2. Health Probe Checks

Verify Spring Boot Actuator endpoints after deployment:

#!/bin/bash
# inflight-health-check.sh
BASE_URL=$1
MAX_RETRIES=30
RETRY_INTERVAL=10

echo "Checking health of $BASE_URL"

for i in $(seq 1 $MAX_RETRIES); do
STATUS=$(curl -s -o /dev/null -w "%{http_code}" \
"$BASE_URL/actuator/health/readiness")

if [ "$STATUS" -eq 200 ]; then
echo "✅ Health check passed (attempt $i)"

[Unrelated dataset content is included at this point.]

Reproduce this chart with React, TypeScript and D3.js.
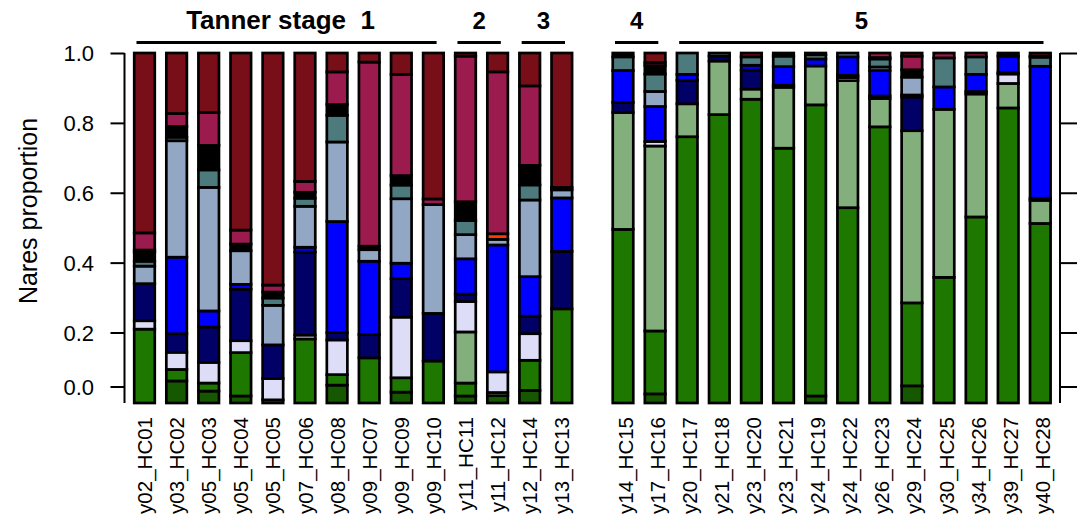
import React from "react";
import * as d3 from "d3";

// Sample labels, in plotting order (two panels of 14 bars each)
const samples = [
  "y02_HC01", "y03_HC02", "y05_HC03", "y05_HC04", "y05_HC05", "y07_HC06", "y08_HC08",
  "y09_HC07", "y09_HC09", "y09_HC10", "y11_HC11", "y11_HC12", "y12_HC14", "y13_HC13",
  "y14_HC15", "y17_HC16", "y20_HC17", "y21_HC18", "y23_HC20", "y23_HC21", "y24_HC19",
  "y24_HC22", "y26_HC23", "y29_HC24", "y30_HC25", "y34_HC26", "y39_HC27", "y40_HC28",
];

// Tanner stage groups (index of first and last sample)
const stageGroups = [
  { label: "Tanner stage  1", first: 0, last: 9 },
  { label: "2", first: 10, last: 11 },
  { label: "3", first: 12, last: 13 },
  { label: "4", first: 14, last: 15 },
  { label: "5", first: 16, last: 27 },
];

// Relative abundance of each community type per sample (stacked bottom to top)
const darkGreen = [0, .063, .034, .02, 0, 0, .051, 0, .031, 0, .02, .021, .036, 0, 0, .026, 0, 0, 0, 0, .02, 0, 0, .049, 0, 0, 0, 0];
const green = [.211, .033, .023, .124, .009, .183, .03, .129, .041, .12, .037, 0, .086, .269, .496, .18, .76, .824, .867, .728, .831, .558, .789, .237, .359, .531, .843, .513];
const lightGreen = [0, 0, 0, 0, 0, 0, 0, 0, 0, 0, .146, .009, 0, 0, .334, .529, .094, .153, .029, .174, .111, .363, .081, .492, .48, .351, .07, .066];
const lavender = [.024, .049, .059, .034, .061, .011, .099, 0, .173, 0, .087, .059, .076, 0, 0, .013, 0, 0, 0, 0, 0, .009, 0, 0, 0, 0, .027, 0];
const navy = [.106, .053, .101, .147, .096, .237, .021, .067, .11, .136, .021, 0, .05, .164, .029, 0, .067, .014, .054, .006, 0, .006, .007, .096, 0, .007, .004, .006];
const blue = [0, .219, .046, .014, 0, .014, .317, .209, .044, 0, .101, .363, .113, .153, .091, .1, .017, 0, .014, .053, .02, .053, .073, .006, .064, .049, .047, .377];
const steel = [.05, .333, .353, .096, .113, .117, .227, .033, .184, .311, .069, .016, .219, .023, 0, .043, 0, 0, 0, 0, 0, 0, .01, .051, 0, 0, 0, 0];
const teal = [.014, .01, .05, 0, .021, .023, .076, 0, .039, 0, .04, 0, .043, 0, .039, .05, .061, .009, .024, .03, .012, .011, .023, 0, .083, .05, 0, .026];
const black = [.026, .031, .07, .019, .017, .017, .031, .01, .027, 0, .054, 0, .056, .007, .011, .024, 0, 0, 0, .009, .005, 0, .004, .021, 0, 0, .009, .003];
const orange = [.006, 0, 0, 0, 0, 0, 0, 0, 0, 0, 0, .016, 0, 0, 0, 0, 0, 0, 0, 0, 0, 0, 0, 0, 0, 0, 0, 0];
const magenta = [.049, .037, .094, .04, .02, .031, .093, .526, .289, .016, .416, .463, .227, 0, 0, .009, 0, 0, 0, 0, 0, 0, .013, .039, .014, .011, 0, 0];
const darkRed = [.514, .173, .17, .506, .663, .367, .054, .026, .061, .417, .009, .054, .094, .384, 0, .027, 0, 0, .011, 0, 0, 0, 0, .009, 0, 0, 0, .009];

const layerKeys = ["darkGreen", "green", "lightGreen", "lavender", "navy", "blue", "steel", "teal", "black", "orange", "magenta", "darkRed"];
const layerValues = [darkGreen, green, lightGreen, lavender, navy, blue, steel, teal, black, orange, magenta, darkRed];
const layerColors = ["#165800", "#1E7800", "#82AF7B", "#DDDDF7", "#000066", "#0000FF", "#91A7C3", "#4D7A7C", "#000000", "#FF3A00", "#9B1B4F", "#780F18"];

const tickValues = [0, 0.2, 0.4, 0.6, 0.8, 1.0];

const FONT = "'Liberation Sans', Arial, Helvetica, sans-serif";

export default function App() {
  const W = 1078, H = 515;
  const top = 53, bottom = 403;

  const rows = samples.map((s, i) => {
    const r: Record<string, any> = { sample: s };
    layerKeys.forEach((k, j) => (r[k] = layerValues[j][i]));
    return r;
  });
  const series = d3.stack().keys(layerKeys).offset(d3.stackOffsetExpand)(rows as any);

  const y = d3.scaleLinear().domain([0, 1]).range([bottom, top]);
  // axis positions as printed on the frame
  const yAxis = d3.scaleLinear().domain([0, 0.2, 1]).range([387, 333, 53.5]);

  const step = 32.1, pad = 0.36;
  const leftBand = d3.scaleBand<string>().domain(samples.slice(0, 14))
    .range([144.5 - step / 2, 144.5 - step / 2 + 14 * step]).paddingInner(pad).paddingOuter(pad / 2);
  const rightBand = d3.scaleBand<string>().domain(samples.slice(14))
    .range([623 - step / 2, 623 - step / 2 + 14 * step]).paddingInner(pad).paddingOuter(pad / 2);
  const xOf = (i: number) => (i < 14 ? leftBand(samples[i])! : rightBand(samples[i])!);
  const bw = leftBand.bandwidth();
  const cx = (i: number) => xOf(i) + bw / 2;

  const leftAxisX = 124.5, rightAxisX = 1060;

  return (
    <svg width={W} height={H} style={{ position: "absolute", left: 0, top: 0, background: "#fff" }} fontFamily={FONT}>
      {/* stacked bars */}
      {series.map((layer, j) => (
        <g key={layerKeys[j]}>
          {layer.map((d, i) => {
            const h = y(d[0]) - y(d[1]);
            if (h <= 0.01) return null;
            return (
              <rect key={i} x={xOf(i)} y={y(d[1])} width={bw} height={h}
                fill={layerColors[j]} stroke="#000" strokeWidth={2.7} />
            );
          })}
        </g>
      ))}

      {/* left axis */}
      <line x1={leftAxisX} x2={leftAxisX} y1={top} y2={bottom} stroke="#000" strokeWidth={2} />
      {tickValues.map((t) => (
        <g key={"l" + t}>
          <line x1={leftAxisX - 14} x2={leftAxisX} y1={yAxis(t)} y2={yAxis(t)} stroke="#000" strokeWidth={2} />
          <text x={94} y={yAxis(t)} fontSize={22} textAnchor="end" dominantBaseline="central">{t.toFixed(1)}</text>
        </g>
      ))}

      {/* right axis */}
      <line x1={rightAxisX} x2={rightAxisX} y1={top} y2={bottom} stroke="#000" strokeWidth={2} />
      {tickValues.map((t) => (
        <line key={"r" + t} x1={rightAxisX} x2={rightAxisX + 17} y1={yAxis(t)} y2={yAxis(t)} stroke="#000" strokeWidth={2} />
      ))}

      <text transform={`translate(28,211) rotate(-90)`} fontSize={25} textAnchor="middle" dominantBaseline="central">Nares proportion</text>

      {/* sample labels */}
      {samples.map((s, i) => (
        <text key={s} transform={`translate(${cx(i) + (i < 14 ? 0 : 2)},417) rotate(-90)`} fontSize={20.5} textAnchor="end" dominantBaseline="central">{s}</text>
      ))}

      {/* stage headers */}
      {stageGroups.map((g) => {
        const x1 = cx(g.first) - 0.25 * step;
        const x2 = cx(g.last) + 0.1 * step;
        const isMain = g.first === 0;
        return (
          <g key={g.label}>
            <line x1={x1} x2={x2} y1={42.5} y2={42.5} stroke="#000" strokeWidth={3} />
            <text x={(x1 + x2) / 2 - (isMain ? 6 : 0)} y={28.5} fontSize={isMain ? 26 : 24} fontWeight="bold" textAnchor="middle" style={{ whiteSpace: "pre" }}>{g.label}</text>
          </g>
        );
      })}
    </svg>
  );
}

# Verify business-critical downstream checks
curl -sf "$BASE_URL/actuator/health" | \
python3 -c "
import sys, json
health = json.load(sys.stdin)
components = health.get('components', {})
for name, comp in components.items():
status = comp.get('status')
if status != 'UP':
print(f'❌ Component {name} is {status}', file=sys.stderr)
sys.exit(1)
print('✅ All components healthy')
"
exit 0
fi

echo "⏳ Attempt $i/$MAX_RETRIES: status=$STATUS, retrying in ${RETRY_INTERVAL}s..."
sleep $RETRY_INTERVAL
done

echo "❌ Health check failed after $MAX_RETRIES attempts"
exit 1

3. Business Metric Validation

Verify key metrics return to baseline within expected time after deployment:

MetricAcceptable RangeRollback Trigger
HTTP 5xx rate< 0.1%> 1% for > 2 minutes
API p99 latency< 500ms> 1500ms for > 5 minutes
Transaction success rate> 99.5%< 98% for > 3 minutes
Kafka consumer lag< 5 min behind> 30 min behind
Active DB connections< 80% pool> 95% for > 1 minute

4. Canary Analysis

Automated statistical comparison between canary (new) and baseline (old) versions:

  • Uses tools like Kayenta (Netflix), Spinnaker Canary Analysis, or custom Grafana alerts
  • Compares latency percentiles, error rates, and business metrics between old and new pods
  • Automatically promotes or rolls back based on configured thresholds

Implementing Inflight Tests in Java/Spring

Dedicated Smoke Test Profile

@SpringBootTest(webEnvironment = SpringBootTest.WebEnvironment.NONE)
@ActiveProfiles("inflight")
@Tag("inflight")
class InflightSmokeTest {

@Value("${inflight.base-url}")
private String baseUrl;

@Value("${inflight.api-key}")
private String apiKey;

@Test
@DisplayName("Health endpoint returns UP")
void healthEndpoint_returnsUp() {
given()
.baseUri(baseUrl)
.when()
.get("/actuator/health")
.then()
.statusCode(200)
.body("status", equalTo("UP"));
}

@Test
@DisplayName("Transaction list API is responsive")
void transactionListApi_isResponsive() {
long start = System.currentTimeMillis();

given()
.baseUri(baseUrl)
.header("X-API-Key", apiKey)
.when()
.get("/api/v1/transactions?page=0&size=1")
.then()
.statusCode(200)
.time(lessThan(500L), TimeUnit.MILLISECONDS);

long elapsed = System.currentTimeMillis() - start;
assertThat(elapsed).isLessThan(500);
}

@Test
@DisplayName("Unauthenticated requests return 401")
void unauthenticatedRequest_returns401() {
given()
.baseUri(baseUrl)
.when()
.get("/api/v1/transactions")
.then()
.statusCode(401);
}
}
# application-inflight.yml
inflight:
base-url: ${INFLIGHT_BASE_URL:https://production.yourapp.com}
api-key: ${INFLIGHT_API_KEY}

Automated Rollback Integration

Integrate inflight test results with deployment orchestration:

# .github/workflows/deploy.yml (excerpt)
- name: Run inflight smoke tests
id: inflight
run: |
mvn test -Dgroups="inflight" \
-Dinflight.base-url=${{ env.PROD_URL }} \
-Dinflight.api-key=${{ secrets.INFLIGHT_API_KEY }}

- name: Rollback on inflight failure
if: failure() && steps.inflight.outcome == 'failure'
run: |
echo "🔴 Inflight tests failed — triggering rollback"
kubectl rollout undo deployment/transaction-service
./scripts/notify-slack.sh "Deployment rolled back: inflight tests failed"

Best Practices

PracticeGuidance
Non-destructiveInflight tests must not create or modify real production data — use dedicated test accounts or read-only operations
IdempotentSafe to re-run without side effects
FastEach test < 5 seconds; full suite < 2 minutes
Alert on failureFailed inflight tests page the on-call engineer immediately
Run continuouslySynthetic monitoring runs every 5 minutes, not just at deployment

Critical Rule

Inflight tests run against production. They must never create, modify, or delete real user data. Always use a dedicated synthetic test account with clearly marked test data.